Colony counting with minimum size and automated threshold (optional, not included in timing)
Modify your function from the previous exercise for colony counting to (i) exclude objects smaller than a specified size and (ii) use an automated thresholding approach, e.g. Otsu, to mask the colonies.
Here is a modified function with the requested features. Note when calculating the Otsu threshold we don’t include the very bright pixels outside the dish.
PYTHON
def count_colonies_enhanced(image_filename, sigma=1.0, min_colony_size=10, connectivity=2):
bacteria_image = iio.imread(image_filename)
gray_bacteria = ski.color.rgb2gray(bacteria_image)
blurred_image = ski.filters.gaussian(gray_bacteria, sigma=sigma)

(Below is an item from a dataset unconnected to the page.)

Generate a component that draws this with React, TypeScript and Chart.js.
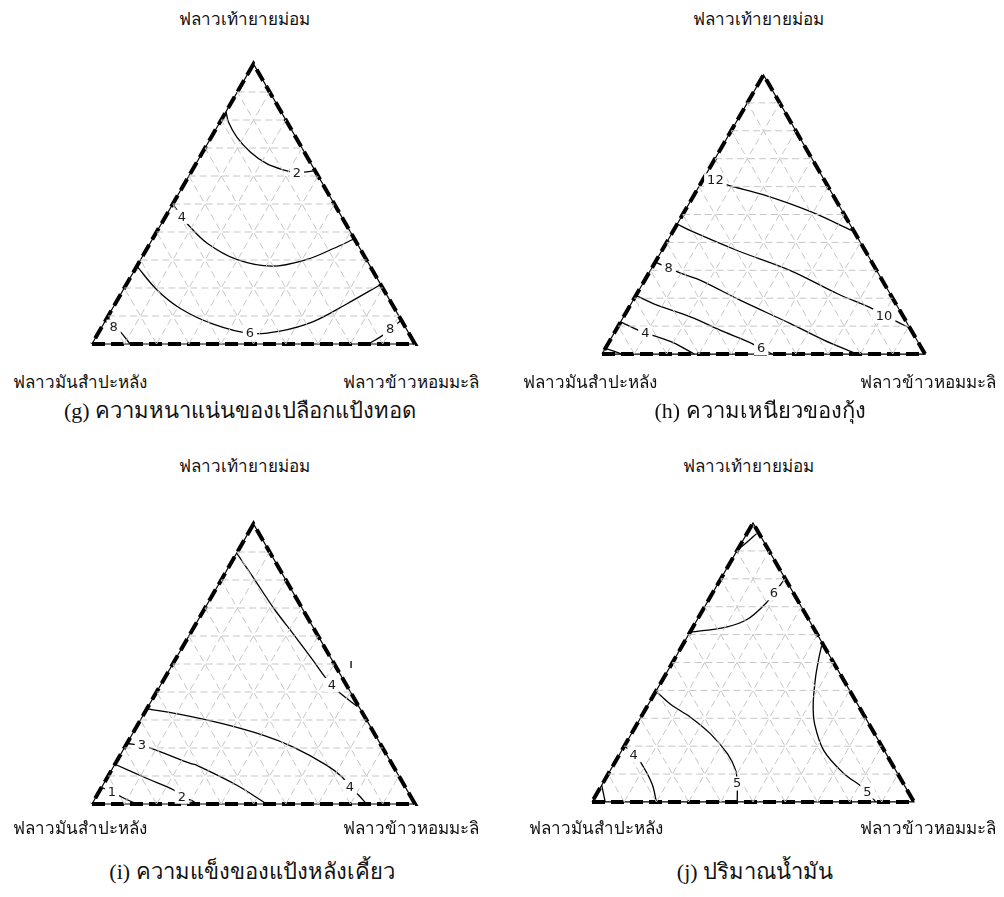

# create mask excluding the very bright pixels outside the dish
# we dont want to include these when calculating the automated threshold
mask = blurred_image < 0.90
# calculate an automated threshold value within the dish using the Otsu method
t = ski.filters.threshold_otsu(blurred_image[mask])
# update mask to select pixels both within the dish and less than t
mask = np.logical_and(mask, blurred_image < t)
# remove objects smaller than specified area
mask = ski.morphology.remove_small_objects(mask, min_size=min_colony_size)
labeled_image, count = ski.measure.label(mask, return_num=True)
print(f"There are {count} colonies in {image_filename}")
colored_label_image = ski.color.label2rgb(labeled_image, bg_label=0)
summary_image = ski.color.gray2rgb(gray_bacteria)
summary_image[mask] = colored_label_image[mask]
fig, ax = plt.subplots()
ax.imshow(summary_image)
Key Points
- Using thresholding, connected component analysis and other tools we can automatically segment images of bacterial colonies.
- These methods are useful for many scientific problems, especially those involving morphometrics.